上記の事件において、被告が提出した証拠1、証拠3及び証拠6は、出版物中の特許文献に該当するため、証拠自体としては、いずれも何らの瑕疵も有しない。前記の証拠により開示される構成要素と権利侵害被疑製品の構成要素が同一ではないので、裁判所に採用されなかったのである。
④従来技術の抗弁の対比
従来技術の抗弁の重点は、侵害被疑技術と従来技術間の関係に対する考慮にある。当該重点について、最高裁は、2009年12月28日に頒布した「特許権侵害紛争事件の審理における法律適用上の若干の問題に関する解釈」(以下、「司法解釈」という)において、次のように解釈している。
第14条第1項
「特許権の保護範囲に属すると訴えられている全ての技術的特徴が、従来技術の構成要素における対応する技術的特徴と同一又は実質的差異を有しない場合、裁判所は、権利侵害被疑者が実施した技術は特許法第62条に定めた従来技術に該当すると認定すべきである。」
実際上、上記の規定に表れている法律方針は、すでに司法実務において体現されており、上記の事例は当該法律方針を示している。本事件において、裁判所は、権利侵害被疑技術の全ての技術的特徴と従来技術の対応する技術的特徴について対比を行い、それにより権利侵害被疑技術が従来技術に該当しないと認定した。裁判所が判決を言い渡したときには、当該「司法解釈」は未だ公布されていなかったものの、裁判所が従来技術の抗弁について判断する際に採用した対比方法は、完全に「司法解釈」の規定に合致している。当該規定に基づき、従来技術の抗弁の対比を行う際には、次の3つにも注意を払わなければならない。

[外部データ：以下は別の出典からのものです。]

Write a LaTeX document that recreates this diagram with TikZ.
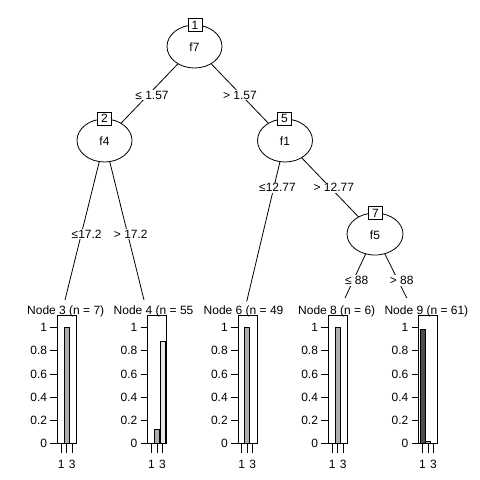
\documentclass[tikz,border=0pt]{standalone}
\usepackage{fontspec}
\setmainfont{Liberation Sans}
\usetikzlibrary{shapes.geometric,backgrounds}
\definecolor{cone}{HTML}{4D4D4D}
\definecolor{ctwo}{HTML}{AEAEAE}
\definecolor{cthree}{HTML}{E6E6E6}
\tikzset{
  every node/.style={font=\fontsize{12}{14}\selectfont},
  split/.style={ellipse,draw,fill=white,minimum width=55pt,minimum height=43pt,inner sep=0pt,line width=0.8pt},
  idbox/.style={rectangle,draw,fill=white,minimum width=14pt,minimum height=13pt,inner sep=0pt,line width=0.8pt},
  elab/.style={fill=white,inner sep=1pt},
  edgeline/.style={line width=0.8pt},
  axisline/.style={line width=0.8pt},
  barbox/.style={draw,line width=0.8pt},
  ttl/.style={anchor=base west,inner sep=0pt},
}
\newcommand\panelaxes[2]{% #1 name prefix, #2 left x
  \draw[axisline] (#2,315) rectangle (#2+19,443.3);
  \foreach \v/\t/\i in {0/0/a,0.2/0.2/b,0.4/0.4/c,0.6/0.6/d,0.8/0.8/e,1/1/f} {
    \draw[axisline] (#2-7,443.3-115.6*\v) -- (#2,443.3-115.6*\v);
    \node[anchor=east,inner sep=0pt] (#1y\i) at (#2-10,443.3-115.6*\v) {\t};
  }
  \foreach \k in {1,2,3} \draw[axisline] (#2-1.6+5.5*\k,443.3) -- ++(0,9.4);
  \node[inner sep=0pt] (#1xa) at (#2-1.6+5.5,464.3) {1};
  \node[inner sep=0pt] (#1xc) at (#2-1.6+16.5,464.3) {3};
}
\newcommand\drawbar[4]{% left x, class, height, colour
  \draw[barbox,fill=#4] (#1-1.6+5.5*#2-2.5,443.3) rectangle (#1-1.6+5.5*#2+2.5,443.3-115.6*#3);
}
\begin{document}
\begin{tikzpicture}[x=1pt,y=-1pt]
\useasboundingbox (0,0) rectangle (480,480);

% inner nodes
\node[split] (n1) at (194.5,46.5) {};
\node at (194.5,47.5) (n1t) {f7};
\node[idbox] (b1) at (195,25) {1};
\node[split] (n2) at (104.5,140.5) {};
\node at (104.5,141.5) (n2t) {f4};
\node[idbox] (b2) at (104.5,118.5) {2};
\node[split] (n5) at (285,140.5) {};
\node at (285,141.5) (n5t) {f1};
\node[idbox] (b5) at (284.5,118.5) {5};
\node[split,minimum width=56pt,minimum height=42pt] (n7) at (375,234) {};
\node at (375,235) (n7t) {f5};
\node[idbox] (b7) at (375.5,213) {7};

% terminal end points
\coordinate (t3) at (65,300);
\coordinate (t4) at (144,300);
\coordinate (t6) at (246.7,301.5);
\coordinate (t8) at (345,298);
\coordinate (t9) at (406.7,298);

\begin{scope}[on background layer]
  \fill[white] (0,0) rectangle (480,480);
  \draw[edgeline] (n1.center) -- (n2.center);
  \draw[edgeline] (n1.center) -- (n5.center);
  \draw[edgeline] (n2.center) -- (t3);
  \draw[edgeline] (n2.center) -- (t4);
  \draw[edgeline] (n5.center) -- (t6);
  \draw[edgeline] (n5.center) -- (n7.center);
  \draw[edgeline] (n7.center) -- (t8);
  \draw[edgeline] (n7.center) -- (t9);
\end{scope}

% edge labels
\node[elab] (l12) at (152,95) {≤ 1.57};
\node[elab] (l15) at (240,95) {> 1.57};
\node[elab] (l23) at (86.7,234) {≤17.2};
\node[elab] (l24) at (130.8,234) {> 17.2};
\node[elab] (l56) at (277.5,187.7) {≤12.77};
\node[elab] (l57) at (333.8,187.7) {> 12.77};
\node[elab] (l78) at (356.7,280.7) {≤ 88};
\node[elab] (l79) at (401.7,280.7) {> 88};

% terminal panels
\node[ttl] (p3) at (27,314) {Node 3 (n = 7)};
\panelaxes{pa}{57.3}
\drawbar{57.3}{2}{1}{ctwo}

\node[ttl] (p4) at (113.5,314) {Node 4 (n = 55};
\panelaxes{pb}{147.6}
\drawbar{147.6}{2}{0.12}{ctwo}
\drawbar{147.6}{3}{0.88}{cthree}

\node[ttl] (p6) at (203.5,314) {Node 6 (n = 49};
\panelaxes{pc}{237.9}
\drawbar{237.9}{2}{1}{ctwo}

\node[ttl] (p8) at (298,314) {Node 8 (n = 6)};
\panelaxes{pd}{328.2}
\drawbar{328.2}{2}{1}{ctwo}

\node[ttl] (p9) at (384.3,314) {Node 9 (n = 61)};
\panelaxes{pe}{418.5}
\drawbar{418.5}{1}{0.984}{cone}
\drawbar{418.5}{2}{0.016}{ctwo}
\end{tikzpicture}
\end{document}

①当該項における「特許権の保護範囲に属すると訴えられている被告の全ての技術的特徴」とは、権利者が訴えた権利侵害被疑技術の構成要素の技術的特徴をさすが、当該特徴が特許権の保護範囲に入るか否かは、従来技術の抗弁に対する認定に影響を与えない。すなわち、従来技術の抗弁が成立するか否かは、権利侵害被疑技術の構成要素が特許権の保護範囲に入ることを前提として判断するのではなく、権利侵害被疑技術と従来技術を対比することにより判断し、かつ、従来技術の抗弁の成立は、係争特許の有効性に影響を与えない。
②自由裁量権の行使を規範化し、司法尺度を統一するために、「司法解釈」には、権利侵害被疑者の主張する従来技術又は従来意匠の抗弁にて引用する構成要素又は意匠に対しその1つに限定する。すなわち、1つの構成要素又は意匠に該当しないその他の特徴の組合せについては認めない。ただし、これらは、当事者が無効審判手続きにおいて当該証拠に基づいて特許権の無効を主張することを妨げない。これは、「特許審査基準」における特許新規性審査の単独対比原則に類似する。すなわち、従来技術の抗弁の対比を行う際に、権利侵害被疑技術の全ての技術と各従来技術を単独で対比すべきであり、複数の従来技術又は対比書類における多種類の構成要素からなる組合せと対比してはならない。
③発明及び実用新案特許権の侵害訴訟における従来技術の抗弁に対する認定は、特許権の保護範囲に入る技術的特徴と対比を行うのは従来技術における対応する技術的特徴であって、従来技術の構成要素の技術的特徴ではない。すなわち、権利侵害被疑技術の全ての技術的特徴と従来技術の構成要素における対応する技術的特徴が同一又は実質的に同一である場合、権利侵害被疑技術の構成要素が従来技術に該当すると認定する。しかし、従来技術の構成要素と権利侵害被疑技術の構成要素は、同一の技術主題でなければならず、さもなければ、対比する技術的特徴が同一又は実質的に同一であるとしても、これのみにより従来技術の抗弁が成立すると認定することは出来ない。
Ⅳ まとめ
上記をまとめると、裁判所は従来技術と特許技術との比較した後、侵害になるか否かを判断する。従来技術の抗弁権は、権利侵害被疑者の重要な権利であり、権利侵害被疑者は、挙証の際に法律及び司法解釈の関連規定に基づき、有効な証拠を提出し、かつ裁判所に認められる証拠を提出しなければならない。